EXERCISE AIM: Retype nothing but the lines from the start of the material up to and including the line with "3000, 3500, 4000];". Pictures don't belong in the copy.

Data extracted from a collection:

#####

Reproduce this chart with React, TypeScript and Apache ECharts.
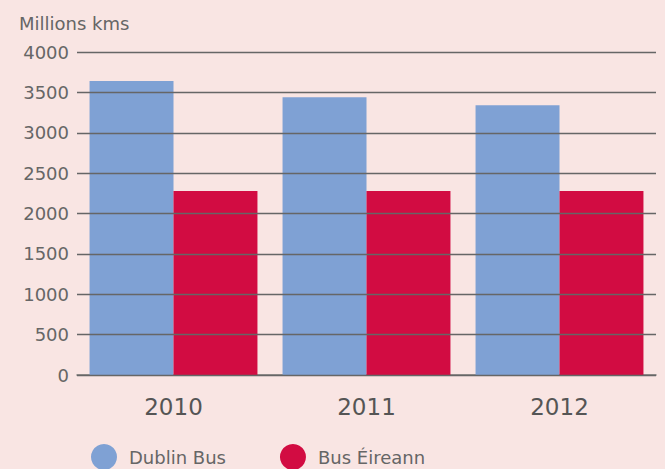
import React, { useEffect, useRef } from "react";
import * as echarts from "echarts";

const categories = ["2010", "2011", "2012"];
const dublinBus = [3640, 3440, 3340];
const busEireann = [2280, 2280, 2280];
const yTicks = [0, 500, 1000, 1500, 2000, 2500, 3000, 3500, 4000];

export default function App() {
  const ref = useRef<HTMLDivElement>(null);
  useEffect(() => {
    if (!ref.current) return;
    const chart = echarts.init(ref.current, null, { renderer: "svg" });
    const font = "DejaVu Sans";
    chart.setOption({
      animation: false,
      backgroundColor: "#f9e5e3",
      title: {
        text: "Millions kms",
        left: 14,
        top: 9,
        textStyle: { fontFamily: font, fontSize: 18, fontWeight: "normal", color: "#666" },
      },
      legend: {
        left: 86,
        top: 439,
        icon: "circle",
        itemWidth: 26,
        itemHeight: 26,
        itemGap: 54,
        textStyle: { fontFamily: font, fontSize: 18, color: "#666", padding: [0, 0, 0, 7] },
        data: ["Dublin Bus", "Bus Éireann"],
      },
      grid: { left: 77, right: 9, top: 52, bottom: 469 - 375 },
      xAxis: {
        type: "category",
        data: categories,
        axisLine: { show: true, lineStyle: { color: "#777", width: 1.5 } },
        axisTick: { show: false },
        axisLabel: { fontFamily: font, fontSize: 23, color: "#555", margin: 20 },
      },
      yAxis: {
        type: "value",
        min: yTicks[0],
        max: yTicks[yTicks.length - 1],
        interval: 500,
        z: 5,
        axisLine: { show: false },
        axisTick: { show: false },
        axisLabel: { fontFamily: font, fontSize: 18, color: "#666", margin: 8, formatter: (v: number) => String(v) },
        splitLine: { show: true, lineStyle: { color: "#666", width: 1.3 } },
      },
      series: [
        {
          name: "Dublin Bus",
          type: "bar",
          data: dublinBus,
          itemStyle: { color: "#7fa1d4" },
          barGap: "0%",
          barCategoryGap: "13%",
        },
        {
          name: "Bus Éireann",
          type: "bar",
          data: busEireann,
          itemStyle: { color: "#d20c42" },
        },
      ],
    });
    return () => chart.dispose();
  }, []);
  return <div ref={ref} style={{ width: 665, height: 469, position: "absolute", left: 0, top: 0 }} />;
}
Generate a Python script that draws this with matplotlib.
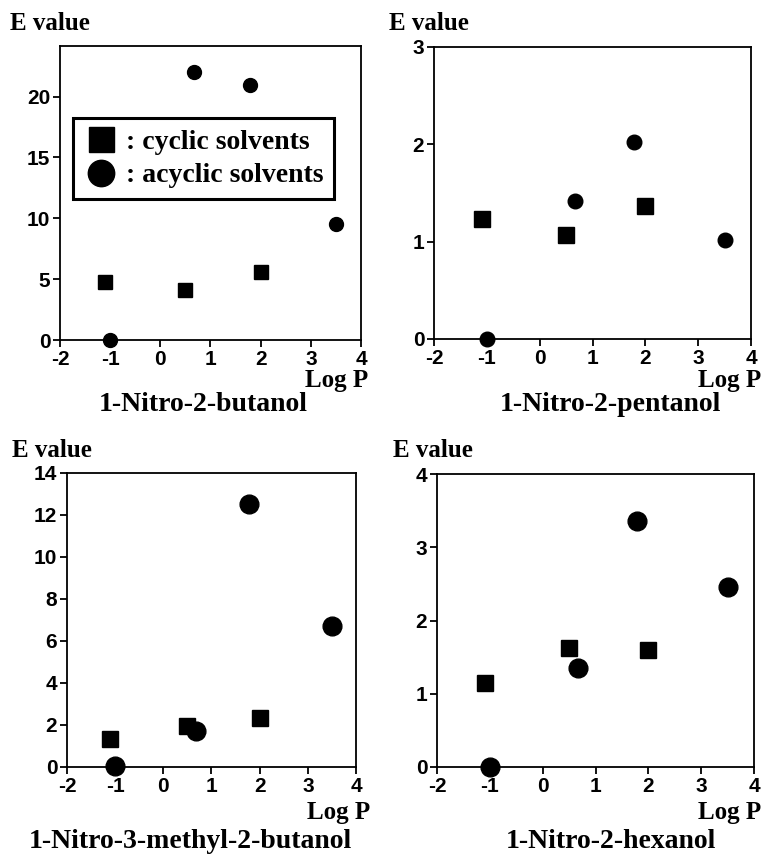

#####

RESULT BELOW:
Reproduce this chart with React, TypeScript and Apache ECharts.
import React, { useEffect, useRef } from "react";
import * as echarts from "echarts";

const categories = ["2010", "2011", "2012"];
const dublinBus = [3640, 3440, 3340];
const busEireann = [2280, 2280, 2280];
const yTicks = [0, 500, 1000, 1500, 2000, 2500, 3000, 3500, 4000];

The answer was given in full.